Later that evening Hume and Dunbeath made further amends to their old relationship as they sat opposite one another at the long dining room table. Sophie came in holding a plate loaded with yet more dividends from Annie's expedition to Wick and David Hume glanced up at her over his wineglass, now far happier with the world – and with Dunbeath.

‘Ah, Miss Kant. More food eh? You and Annie are too kind, too kind'

He paused, uncertain of how he would best express a sincere regret.

‘But while you are here,' he continued, ‘I would like to apologise for becoming so exercised with Lord Dunbeath this afternoon. I have said as much to him myself. I am indeed glad that I did not set off back to Edinburgh. I would have missed this fine dinner. But since we parted then I have also given the Dilemma a deal of thought. And I have concluded that my old friend was correct in his views.'

Sophie set the dish down in surprise as Hume pressed on.

‘Yes, I have reflected and now see that there is only one possible conclusion. I have come to realise that when two completely rational, mutually competitive, cold hearted people have a ‘one time' game like the Prisoner's Dilemma –
and are set only on winning at that time
– that indeed there can be only one
outcome. Lord Dunbeath must be right. The only rational way to proceed in such a game is to defect.

‘In fact,' continued Hume, ‘when you have two clear thinking players who have set any notion of friendship or trust to one side and whose interests are completely opposed, I can see no alternative but that a state of equilibrium arises very quickly from which neither player would
ever
be able to change their choices – however much it might improve their positions if they did so. And no doubt their lives.'

‘I believe you are describing many a marriage,' laughed Dunbeath, his own anger now completely dissipated by Hume engaging with his concept and allowing him his victory.

Hume laughed in reply, but then held up a forefinger. He was now completely serious.

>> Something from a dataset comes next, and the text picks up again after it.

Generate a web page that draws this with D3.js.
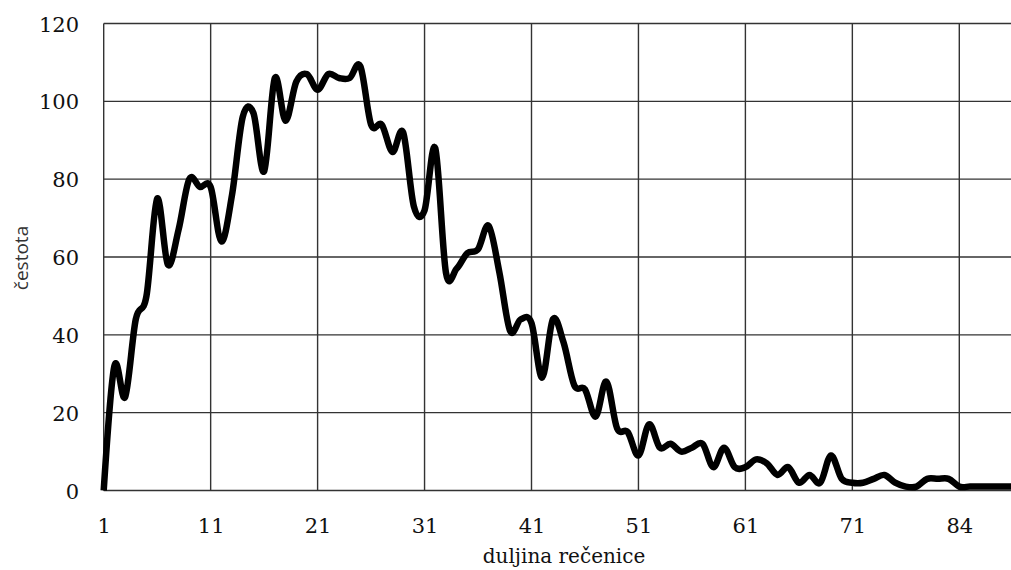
<!DOCTYPE html>
<html>
<head>
<meta charset="utf-8">
<script src="https://cdn.jsdelivr.net/npm/d3@7"></script>
<style>
  html, body { margin: 0; padding: 0; background: #fff; }
  svg { display: block; }
</style>
</head>
<body>
<svg id="chart" width="1011" height="570"></svg>
<script>
// sentence lengths (categories) - gaps after 71
const categories = [
  1,2,3,4,5,6,7,8,9,10,11,12,13,14,15,16,17,18,19,20,
  21,22,23,24,25,26,27,28,29,30,31,32,33,34,35,36,37,38,39,40,
  41,42,43,44,45,46,47,48,49,50,51,52,53,54,55,56,57,58,59,60,
  61,62,63,64,65,66,67,68,69,70,71,72,73,74,75,76,78,80,81,83,
  84,85,86,87,88,90
];
// frequency
const values = [
  0,32,24,44,50,75,58,67,80,78,78,64,76,96,97,82,106,95,105,107,
  103,107,106,106,109,94,94,87,92,73,72,88,56,57,61,62,68,56,41,44,
  43,29,44,38,27,26,19,28,16,15,9,17,11,12,10,11,12,6,11,6,
  6,8,7,4,6,2,4,2,9,3,2,2,3,4,2,1,1,3,3,3,
  1,1,1,1,1,1
];
const xTickIndex = [0,10,20,30,40,50,60,70,80];
const yTicks = [0,20,40,60,80,100,120];
const xTitle = "duljina rečenice";
const yTitle = "čestota";

(function () {
const svg = d3.select("#chart");
const mLeft = 103.7, mRight = 1011, mTop = 23.5, mBottom = 490.5;

const x = d3.scaleLinear().domain([0, 80]).range([mLeft, 959.3]);
const y = d3.scaleLinear().domain([0, 120]).range([mBottom, mTop]);

const grid = svg.append("g");
grid.selectAll("line.h").data(yTicks).enter().append("line")
  .attr("class", "h")
  .attr("x1", mLeft).attr("x2", mRight)
  .attr("y1", d => y(d)).attr("y2", d => y(d))
  .attr("stroke", "#333").attr("stroke-width", 1.4);
grid.selectAll("line.v").data(xTickIndex).enter().append("line")
  .attr("class", "v")
  .attr("x1", d => x(d)).attr("x2", d => x(d))
  .attr("y1", mTop).attr("y2", mBottom)
  .attr("stroke", "#333").attr("stroke-width", 1.4);

const yAxis = d3.axisLeft(y).tickValues(yTicks).tickSize(0).tickPadding(0);
const gy = svg.append("g").attr("transform", "translate(79,0)").call(yAxis);
gy.select(".domain").remove();
gy.selectAll("text")
  .attr("font-family", "'DejaVu Serif', serif")
  .attr("font-size", 21)
  .attr("fill", "#111")
  .attr("dy", "0.36em");

const xAxis = d3.axisBottom(x).tickValues(xTickIndex)
  .tickFormat(i => String(categories[i])).tickSize(0).tickPadding(0);
const gx = svg.append("g").attr("transform", `translate(0,${mBottom})`).call(xAxis);
gx.select(".domain").remove();
gx.selectAll("text")
  .attr("font-family", "'DejaVu Serif', serif")
  .attr("font-size", 21)
  .attr("fill", "#111")
  .attr("y", 42)
  .attr("dy", 0);

svg.append("text")
  .attr("x", 564).attr("y", 563)
  .attr("text-anchor", "middle")
  .attr("font-family", "'DejaVu Serif', serif")
  .attr("font-size", 20)
  .attr("fill", "#111")
  .text(xTitle);

svg.append("text")
  .attr("transform", "translate(28,258) rotate(-90)")
  .attr("text-anchor", "middle")
  .attr("font-family", "'Open Sans', 'Noto Sans', sans-serif")
  .attr("font-size", 19)
  .attr("fill", "#333")
  .text(yTitle);

const line = d3.line()
  .x((d, i) => x(i))
  .y(d => y(d))
  .curve(d3.curveCardinal.tension(0));

svg.append("path")
  .datum(values)
  .attr("d", line)
  .attr("fill", "none")
  .attr("stroke", "#000")
  .attr("stroke-width", 6.5)
  .attr("stroke-linejoin", "round")
  .attr("stroke-linecap", "butt");
})();
</script>
</body>
</html>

‘However. Life is more complicated than that. The way we played the game this afternoon is unrealistic. In the Prisoner's Dilemma there was no communication – you'll remember that the prisoners were in separate cells and you tried to replicate that with your book barrier – whereas in life there is. In fact, this is very much the point because in reality we
do
communicate with each other, we give off clues about ourselves all the time and project a thousand and one seen and unseen signals about what we're thinking. You said as much yourself, Dunbeath, when you explained your game. All that bluffing and feints and deceits you spoke about then.